The White House will not send California aid against wildfire damage.
Since last month, wildfires have been raging across California. While firefighters have been working to contain the blaze as best as they can, the fire has claimed the lives of thirty-one people and completely destroyed at least 9,200 buildings. Local meteorologists have been forecasting especially dry weather in the near future, which has stoked concerns that more fires may crop up. In an effort to battle this disaster, California Governor Gavin Newsom has solicited help from the White House for a Major Presidential Disaster Declaration, which would provide financial aid to the state. This request has, unfortunately, been denied.
Brian Ferguson, a spokesperson for the Governor’s Office of Emergency Services, confirmed today that California’s request for federal aid had been denied by the Trump Administration. “The state plans to appeal the decision and believes we have a strong case that California’s request meets the federal requirements for approval. Meantime, Cal OES continues to aggressively pursue other available avenues for reimbursement/support to help individuals and communities impacted by these fires rebuild and recover,” Ferguson said.

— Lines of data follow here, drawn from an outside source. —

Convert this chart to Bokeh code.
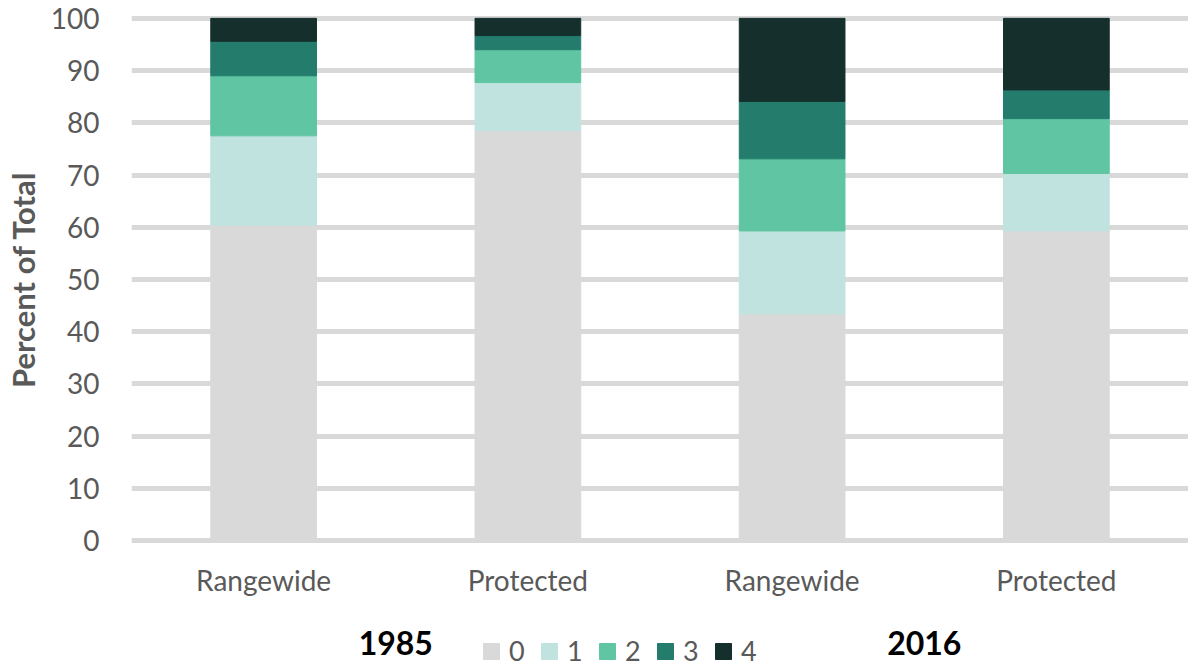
from bokeh.plotting import figure
from bokeh.layouts import column
from bokeh.models import (ColumnDataSource, FactorRange, Range1d, SingleIntervalTicker, Legend,
                          LegendItem)
from bokeh.core.properties import value
from bokeh.embed import file_html
from bokeh.resources import INLINE

years = ["1985", "1985", "2016", "2016"]
areas = ["Rangewide", "Protected", "Rangewide", "Protected"]
year_groups = ["1985", "2016"]
classes = ["0", "1", "2", "3", "4"]
c0 = [60.4, 78.5, 43.4, 59.3]
c1 = [17.1, 9.2, 15.9, 11.0]
c2 = [11.5, 6.3, 13.8, 10.5]
c3 = [6.6, 2.7, 11.0, 5.5]
c4 = [4.4, 3.3, 15.9, 13.7]
colors = ["#d9d9d9", "#c0e3e0", "#60c5a2", "#237c6c", "#15302c"]
stackers = ["c0", "c1", "c2", "c3", "c4"]

factors = list(zip(years, areas))
source = ColumnDataSource(dict(x=factors, c0=c0, c1=c1, c2=c2, c3=c3, c4=c4))
xr = FactorRange(*factors, range_padding=0, group_padding=0, factor_padding=0)

# ---- main chart ----
p = figure(width=1188, height=612, output_backend="svg", toolbar_location=None,
           x_range=xr, y_range=Range1d(-1.5, 101.5),
           min_border_left=131, min_border_right=0, min_border_top=10, min_border_bottom=64)

p.vbar_stack(stackers, x="x", width=0.4, color=colors, source=source)

p.outline_line_color = None
p.xgrid.grid_line_color = None
p.ygrid.grid_line_color = "#d9d9d9"
p.ygrid.grid_line_width = 5

p.yaxis.ticker = SingleIntervalTicker(interval=10)
p.yaxis.axis_line_color = None
p.yaxis.major_tick_line_color = None
p.yaxis.minor_tick_line_color = None
p.yaxis.major_tick_out = 0
p.yaxis.major_label_standoff = 28
p.yaxis.major_label_text_font = "Lato"
p.yaxis.major_label_text_font_size = "28px"
p.yaxis.major_label_text_color = "#595959"
p.yaxis.axis_label = "Percent of Total"
p.yaxis.axis_label_text_font = "Lato"
p.yaxis.axis_label_text_font_size = "31px"
p.yaxis.axis_label_text_font_style = "bold"
p.yaxis.axis_label_text_color = "#595959"
p.yaxis.axis_label_standoff = 6

xa = p.xaxis[0]
xa.axis_line_color = None
xa.major_tick_line_color = None
xa.major_tick_out = 0
xa.major_label_standoff = 14
xa.major_label_text_font = "Lato"
xa.major_label_text_font_size = "28px"
xa.major_label_text_color = "#595959"
xa.group_text_font_size = "1px"
xa.group_text_color = None
xa.separator_line_color = None

# ---- bottom strip: year labels + legend ----
q = figure(width=1188, height=55, output_backend="svg", toolbar_location=None,
           x_range=xr, y_range=Range1d(0, 55), x_axis_location=None, y_axis_location=None,
           min_border_left=131, min_border_right=0, min_border_top=0, min_border_bottom=0)
q.outline_line_color = None
q.xgrid.grid_line_color = None
q.ygrid.grid_line_color = None

rs = q.vbar_stack(stackers, x="x", width=0.4, color=colors, source=source)
for r in rs:
    r.visible = False

q.text(x=year_groups, y=[25, 25], text=year_groups, text_font=value("Lato"),
       text_font_size="32px", text_font_style="bold", text_color="#000000",
       text_align="center", text_baseline="middle")

legend = Legend(items=[LegendItem(label=c, renderers=[r]) for c, r in zip(classes, rs)],
                orientation="horizontal", location=(350, 0),
                glyph_width=20, glyph_height=20, label_standoff=8, spacing=10,
                padding=0, margin=0, border_line_color=None, background_fill_alpha=0,
                label_text_font="Lato", label_text_font_size="27px", label_text_color="#595959")
q.add_layout(legend, "center")

layout = column(p, q, spacing=0)
open("out.html", "w").write(file_html(layout, INLINE))
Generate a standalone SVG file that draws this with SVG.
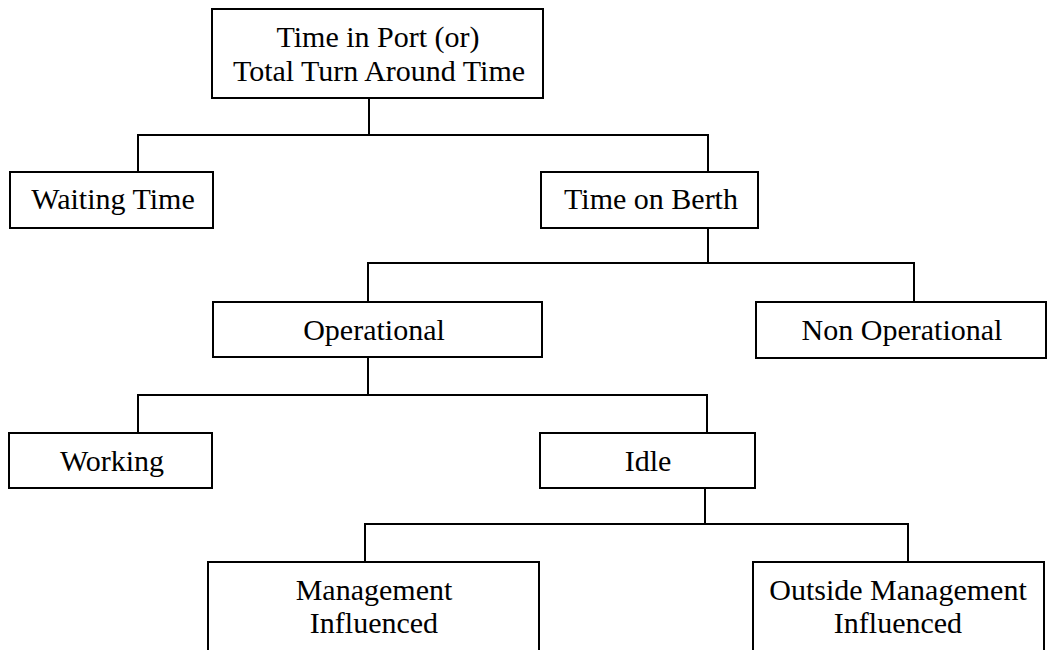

When questioned why the aid was denied, deputy press secretary Judd Deere explained that California’s request was not backed up by relevant data, and that the White House had already sent aid to the state. “This summer, President Trump quickly approved wildfire relief for the State of California that was supported by damage estimates. In fact, this week the President made additional disaster assistance available to California by authorizing an increase in the level of Federal funding to 100% for debris removal and emergency protective measures undertaken as a result of the wildfires, beginning August 14, 2020, and continuing,” Deere wrote in a statement.
“The more recent and separate California submission was not supported by the relevant data that States must provide for approval and the President concurred with the FEMA Administrator’s recommendation,” Judd explained, adding that according to local damage assessments, the fires should not have been severe enough to exceed California’s capacity to fight them.